A friend wrote the following last night: “There you are in Vietnam while Thanksgiving Day is underway in the States. Which offers a faint touch of irony if you weave in memories of Arthur Penn‘s Alice’s Restaurant. Arlo Guthrie‘s original ‘Alice’s Restaurant’ song, released in ’67, is about a couple of guys dumping garbage ‘by the side of the road’ on Thanksgiving Day back in ’65. The song became an anti-war anthem because it told about Guthrie’s rejection from the military service in Vietnam due to littering,” etc.

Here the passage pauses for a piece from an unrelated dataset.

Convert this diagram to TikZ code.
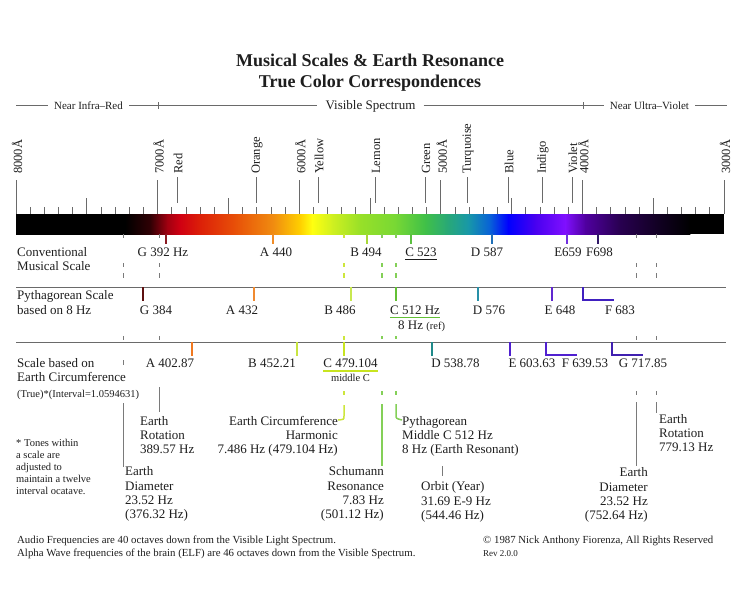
\documentclass[tikz,border=0pt]{standalone}
\usepackage{fontspec}
\setmainfont{Liberation Serif}
\definecolor{ink}{HTML}{1E1E1E}
\definecolor{axgray}{HTML}{6A6A6A}
\definecolor{guidegray}{HTML}{7A7A7A}
\definecolor{gyg}{HTML}{CDE63C}
\definecolor{glg}{HTML}{84D058}
% spectrum stops
\definecolor{s0}{HTML}{000000}
\definecolor{s1}{HTML}{000000}
\definecolor{s2}{HTML}{300004}
\definecolor{s3}{HTML}{A00010}
\definecolor{s4}{HTML}{D00012}
\definecolor{s5}{HTML}{DC2008}
\definecolor{s6}{HTML}{E85008}
\definecolor{s7}{HTML}{F08C10}
\definecolor{s8}{HTML}{FFD000}
\definecolor{s9}{HTML}{FFFF10}
\definecolor{s10}{HTML}{D0F020}
\definecolor{s11}{HTML}{98E028}
\definecolor{s12}{HTML}{78D834}
\definecolor{s13}{HTML}{40C048}
\definecolor{s14}{HTML}{28A878}
\definecolor{s15}{HTML}{1898A8}
\definecolor{s16}{HTML}{0860D8}
\definecolor{s17}{HTML}{0000FF}
\definecolor{s18}{HTML}{4800F0}
\definecolor{s19}{HTML}{8010FF}
\definecolor{s20}{HTML}{5000A0}
\definecolor{s21}{HTML}{280050}
\definecolor{s22}{HTML}{100020}
\definecolor{s23}{HTML}{000000}
% note colours
\definecolor{cG1}{HTML}{8B1A22}
\definecolor{cA1}{HTML}{F08C28}
\definecolor{cB1}{HTML}{A8D838}
\definecolor{cC1}{HTML}{5CC040}
\definecolor{cD1}{HTML}{2070B8}
\definecolor{cE1}{HTML}{7030E0}
\definecolor{cF1}{HTML}{301868}
\definecolor{cG2}{HTML}{5E1010}
\definecolor{cA2}{HTML}{F08A30}
\definecolor{cB2}{HTML}{C8E850}
\definecolor{cC2}{HTML}{62C034}
\definecolor{cD2}{HTML}{2890A8}
\definecolor{cE2}{HTML}{6028D0}
\definecolor{cF2}{HTML}{4020C0}
\definecolor{cA3}{HTML}{F07820}
\definecolor{cB3}{HTML}{C8E440}
\definecolor{cC3}{HTML}{C8E420}
\definecolor{cD3}{HTML}{208A8A}
\definecolor{cE3}{HTML}{5020D0}
\definecolor{cF3}{HTML}{5020D0}
\definecolor{cG3}{HTML}{4020B0}
\begin{document}
\begin{tikzpicture}[x=1pt,y=-1pt,
  every node/.style={text=ink},
  lab/.style={inner sep=0pt, font=\fontsize{13}{14}\selectfont},
  labs/.style={inner sep=0pt, font=\fontsize{13}{14.3}\selectfont},
  small/.style={inner sep=0pt, font=\fontsize{10.5}{12}\selectfont},
  foot/.style={inner sep=0pt, font=\fontsize{10.8}{13}\selectfont},
  tinyft/.style={inner sep=0pt, font=\fontsize{9}{11}\selectfont},
  rotlab/.style={inner sep=0pt, font=\fontsize{12.5}{14}\selectfont, rotate=90, anchor=west},
  hdr/.style={inner ysep=0pt, inner xsep=6pt, font=\fontsize{11}{13}\selectfont},
  hdrbig/.style={inner ysep=0pt, inner xsep=8pt, font=\fontsize{13}{15}\selectfont},
  titlefont/.style={inner sep=0pt, font=\fontsize{18}{20}\selectfont\bfseries},
  ax/.style={draw=axgray, line width=0.7pt},
  tk/.style={line width=1.8pt},
  brk/.style={line width=1.8pt},
  gguide/.style={draw=guidegray, line width=0.8pt},
  yguide/.style={draw=gyg, line width=1.5pt},
  lguide/.style={draw=glg, line width=1.5pt},
]
\useasboundingbox (0,0) rectangle (740,600);
\fill[white] (0,0) rectangle (740,600);

% ---------- title ----------
\node[titlefont, anchor=base] (t1) at (370,66) {Musical Scales \& Earth Resonance};
\node[titlefont, anchor=base] (t2) at (370,87) {True Color Correspondences};

% ---------- header ----------
\coordinate (h0) at (16,105.5);
\coordinate (h9) at (727,105.5);
\node[hdr] (nir) at (88.5,105.5) {Near Infra–Red};
\node[hdrbig] (vis) at (370.5,106) {Visible Spectrum};
\node[hdr] (nuv) at (649.5,105.5) {Near Ultra–Violet};
\draw[ax] (h0) -- (h0 -| nir.west);
\draw[ax] (h0 -| nir.east) -- (h0 -| vis.west);
\draw[ax] (h0 -| vis.east) -- (h0 -| nuv.west);
\draw[ax] (h0 -| nuv.east) -- (h9);
\draw[ax] (158,102) -- (158,109);
\draw[ax] (583,102) -- (583,109);

% ---------- spectrum bar ----------
\foreach \xa/\ca/\xb/\cb in {16/s0/125/s1,125/s1/150/s2,150/s2/167/s3,167/s3/180/s4,
  180/s4/200/s5,200/s5/235/s6,235/s6/273/s7,273/s7/300/s8,300/s8/312/s9,312/s9/332/s10,
  332/s10/360/s11,360/s11/395/s12,395/s12/425/s13,425/s13/448/s14,448/s14/468/s15,
  468/s15/490/s16,490/s16/508/s17,508/s17/535/s18,535/s18/565/s19,565/s19/585/s20,
  585/s20/620/s21,620/s21/660/s22,660/s22/690/s23}
  \shade[left color=\ca, right color=\cb] (\xa,214) rectangle (\xb+0.4,234);
\fill[black] (690,214) rectangle (724,234);

% scale ticks
\foreach \i in {0,...,50}{
  \pgfmathsetmacro\xx{16+\i*14.16}
  \pgfmathsetmacro\yt{mod(\i,10)==0 ? 180 : (mod(\i,5)==0 ? 198 : 207)}
  \draw[ax] (\xx,\yt) -- (\xx,214);
}
% wavelength labels
\foreach \i/\t in {0/8000Å,10/7000Å,20/6000Å,30/5000Å,40/4000Å,50/3000Å}{
  \pgfmathsetmacro\xx{16+\i*14.16}
  \node[rotlab] (w\i) at (\xx+1,174) {\t};
}
% colour labels
\foreach \x/\t in {177/Red,256/Orange,318/Yellow,375/Lemon,425/Green,467/Turquoise,508/Blue,542/Indigo,572/Violet}{
  \draw[ax] (\x,177) -- (\x,203);
  \node[rotlab] (c\t) at (\x+1,174) {\t};
}

% ---------- dashed guides ----------
\foreach \x in {123,159,636,656}{
  \foreach \ya/\yb in {234/238,263/267,273/278,336/340}
    \draw[gguide] (\x,\ya) -- (\x,\yb);
}
\draw[gguide] (123,360) -- (123,365);
\draw[gguide] (636,391) -- (636,395);
\draw[gguide] (656,391) -- (656,395);
\foreach \ya/\yb in {234/238,263/267,273/278,336/340,391/395}
  \draw[yguide] (344,\ya) -- (344,\yb);
\foreach \x in {382,396}{
  \foreach \ya/\yb in {234/238,263/267,273/278,336/339,391/395}
    \draw[lguide] (\x,\ya) -- (\x,\yb);
}

% ---------- row 1: conventional ----------
\node[lab, anchor=base west] (r1a) at (17,256.5) {Conventional};
\node[lab, anchor=base west] (r1b) at (17,270.5) {Musical Scale};
\foreach \x/\c in {165.7/cG1,273/cA1,367/cB1,411/cC1,492/cD1,567/cE1,598/cF1}
  \draw[tk, draw=\c] (\x,234) -- (\x,244);
\node[lab, anchor=base] (n1g) at (163,256.5) {G 392 Hz};
\node[lab, anchor=base] (n1a) at (276,256.5) {A 440};
\node[lab, anchor=base] (n1b) at (366,256.5) {B 494};
\node[lab, anchor=base] (n1c) at (421,256.5) {C 523};
\node[lab, anchor=base] (n1d) at (487,256.5) {D 587};
\node[lab, anchor=base] (n1e) at (568,256.5) {E659};
\node[lab, anchor=base] (n1f) at (599.5,256.5) {F698};
\draw[draw=ink, line width=0.6pt] ([yshift=-2.5pt]n1c.base west) -- ([yshift=-2.5pt]n1c.base east);

% ---------- row 2: pythagorean ----------
\draw[ax] (16,287) -- (726,287);
\node[lab, anchor=base west] (r2a) at (17,299.5) {Pythagorean Scale};
\node[lab, anchor=base west] (r2b) at (17,314.5) {based on 8 Hz};
\foreach \x/\c in {143/cG2,254/cA2,351/cB2,396/cC2,478/cD2,552/cE2}
  \draw[tk, draw=\c] (\x,287) -- (\x,301);
\draw[brk, draw=cF2] (583,287) -- (583,300) -- (614,300);
\node[lab, anchor=base] (n2g) at (156,314.5) {G 384};
\node[lab, anchor=base] (n2a) at (242,314.5) {A 432};
\node[lab, anchor=base] (n2b) at (340,314.5) {B 486};
\node[lab, anchor=base] (n2c) at (415,314.5) {C 512 Hz};
\node[lab, anchor=base] (n2d) at (489,314.5) {D 576};
\node[lab, anchor=base] (n2e) at (560,314.5) {E 648};
\node[lab, anchor=base] (n2f) at (620,314.5) {F 683};
\draw[draw=cC2, line width=1.5pt] ([yshift=-3pt]n2c.base west) -- ([yshift=-3pt]n2c.base east);
\node[lab, anchor=base west] (n2ref) at (398,329.5) {8 Hz {\fontsize{10.5}{12}\selectfont(ref)}};

% ---------- row 3: earth circumference ----------
\draw[ax] (16,342) -- (726,342);
\node[lab, anchor=base west] (r3a) at (17,367.5) {Scale based on};
\node[lab, anchor=base west] (r3b) at (17,381.5) {Earth Circumference};
\node[small, anchor=base west] (r3c) at (17,397) {(True)*(Interval=1.0594631)};
\foreach \x/\c in {192/cA3,297/cB3,344/cC3,432/cD3,510/cE3}
  \draw[tk, draw=\c] (\x,342) -- (\x,356);
\draw[brk, draw=cF3] (546,342) -- (546,355) -- (577,355);
\draw[brk, draw=cG3] (612,342) -- (612,355) -- (643,355);
\node[lab, anchor=base] (n3a) at (170,367.5) {A 402.87};
\node[lab, anchor=base] (n3b) at (272,367.5) {B 452.21};
\node[lab, anchor=base] (n3c) at (350.5,367.5) {C 479.104};
\node[lab, anchor=base] (n3d) at (455.5,367.5) {D 538.78};
\node[lab, anchor=base] (n3e) at (532,367.5) {E 603.63};
\node[lab, anchor=base] (n3f) at (585,367.5) {F 639.53};
\node[lab, anchor=base] (n3g) at (643,367.5) {G 717.85};
\draw[draw=cC3, line width=1.5pt] ([yshift=-3.5pt]n3c.base west) -- ([yshift=-3.5pt]n3c.base east);
\node[small, anchor=base] (midc) at (350.5,381.5) {middle C};

% ---------- lower annotations ----------
\node[lab, align=left, anchor=north west] (erl) at (140,416.6) {Earth\\Rotation\\389.57 Hz};
\node[lab, align=right, anchor=north east] (ech) at (338,416.6) {Earth Circumference\\Harmonic\\7.486 Hz (479.104 Hz)};
\node[lab, align=left, anchor=north west] (pyt) at (402,416.6) {Pythagorean\\Middle C 512 Hz\\8 Hz (Earth Resonant)};
\node[lab, align=left, anchor=north west] (err) at (659,414.6) {Earth\\Rotation\\779.13 Hz};
\node[small, align=left, anchor=north west] (tones) at (16,439.3) {* Tones within\\a scale are\\adjusted to\\maintain a twelve\\interval ocatave.};
\node[labs, align=left, anchor=north west] (edl) at (125,466.6) {Earth\\Diameter\\23.52 Hz\\(376.32 Hz)};
\node[labs, align=right, anchor=north east] (sch) at (384,466.6) {Schumann\\Resonance\\7.83 Hz\\(501.12 Hz)};
\node[labs, align=right, anchor=north east] (edr) at (648,467.6) {Earth\\Diameter\\23.52 Hz\\(752.64 Hz)};
\node[labs, align=left, anchor=north west] (orb) at (421,481.6) {Orbit (Year)\\31.69 E-9 Hz\\(544.46 Hz)};

% connectors to annotations
\coordinate (gEDl) at (123,403);
\coordinate (gERl) at (159,387);
\coordinate (gEDr) at (636,402);
\coordinate (gERr) at (656,402);
\coordinate (gSch) at (382,404);
\coordinate (gEch) at (344,405);
\coordinate (gPyt) at (396,404);
\coordinate (gOrb) at (442,466);
\draw[gguide] (gEDl) -- (gEDl |- edl.north);
\draw[gguide] (gERl) -- ++(0,25);
\draw[gguide] (gEDr) -- ++(0,64);
\draw[gguide] (gERr) -- ++(0,11);
\draw[gguide] (gOrb) -- ++(0,10);
\draw[lguide] (gSch) -- ++(0,62);
\draw[yguide] (gEch) -- ++(0,11) .. controls ++(0,3.5) .. (ech.north east |- 0,420);
\draw[lguide] (gPyt) -- ++(0,11) .. controls ++(0,3.5) .. (pyt.north west |- 0,420);

% ---------- footer ----------
\node[foot, anchor=base west] (f1) at (17,543.6) {Audio Frequencies are 40 octaves down from the Visible Light Spectrum.};
\node[foot, anchor=base west] (f2) at (17,556.6) {Alpha Wave frequencies of the brain (ELF) are 46 octaves down from the Visible Spectrum.};
\node[foot, anchor=base west] (f3) at (483,543.6) {© 1987 Nick Anthony Fiorenza, All Rights Reserved};
\node[tinyft, anchor=base west] (f4) at (483,556.6) {Rev 2.0.0};
\end{tikzpicture}
\end{document}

My response: “So it’s Thanksgiving and I’m in Vietnam and…where’s the irony again? I don’t feel tied to or particularly moved by what happened 43 or 45 or 47 years ago…sorry. My life began with having kids in the late ’80s and then getting the online column in the late ’90s and into the aughts.
“‘Alice’s Restaurant‘, a 1967 ‘anti-stupidity’ song (in Guthrie’s words) that equated petty, scolding, conservative small-town values with kneejerk support for the scorched-earth ravaging of Vietnam, was becoming a huge hit, and therefore…I don’t feel it. The actual garbage-dumping incident happened in ’65, the song came out in ’67 and the film was released in ’69.
“Did you know Guthrie has become a registered Republican and a Ron Paul Libertarian?
“It’s cool to spot M. Emmet Walsh in the trailer as a barking military guy during the draft-board scene, but the green values and attitudes of 2012 are prompting me, 45 years after the song, to ask a question. What’s so cool and people-friendly and folksy charming about dumping a truckload of garbage in the Stockbridge woods?
“The song and film versions happened before the first Earth Day in 1970, and it’s obviously a different world now. Dumping waste and polluting nature’s garden…isn’t that what conniving corporations do, dumping their toxic wastes in rivers and polluting the water table, etc.? Same basic instinct. Corporations can’t be bothered to follow rules and regs about respecting nature, and neither could Arlo and his pally (who looked like Kim Hunter in Planet of the Apes).
“On top of which Alice’s Restaurant was not, in my recollection, that terrific a film. A passable, good-natured social satire aimed at a very easy mark. Arthur Penn was peaking big-time when he made it. He’d been going great guns all through the ’60s and would next make the respectable Little Big Man, and then enjoy a relatively fertile and satisfying ’70s, but Alice’s Restaurant was a meh. It sought to toe the line by portraying local authorities in Stockbridge (‘Officer Obie‘) as metaphors for nearly all people in authority, which is to say petty, sour of spirit and asserting a gruff, kneejerk support of traditional apple-pie, World-War-II-generation American values and a loathing of all things long hair-ish, which was to say lefty, communal, pot-smoking and anti-Vietnam War.
“A boilerplate generation-gap movie, in short, with Penn doing what he could to make it into a cultural touchstone film (as the song had been), and not quite getting there. The song was enough.”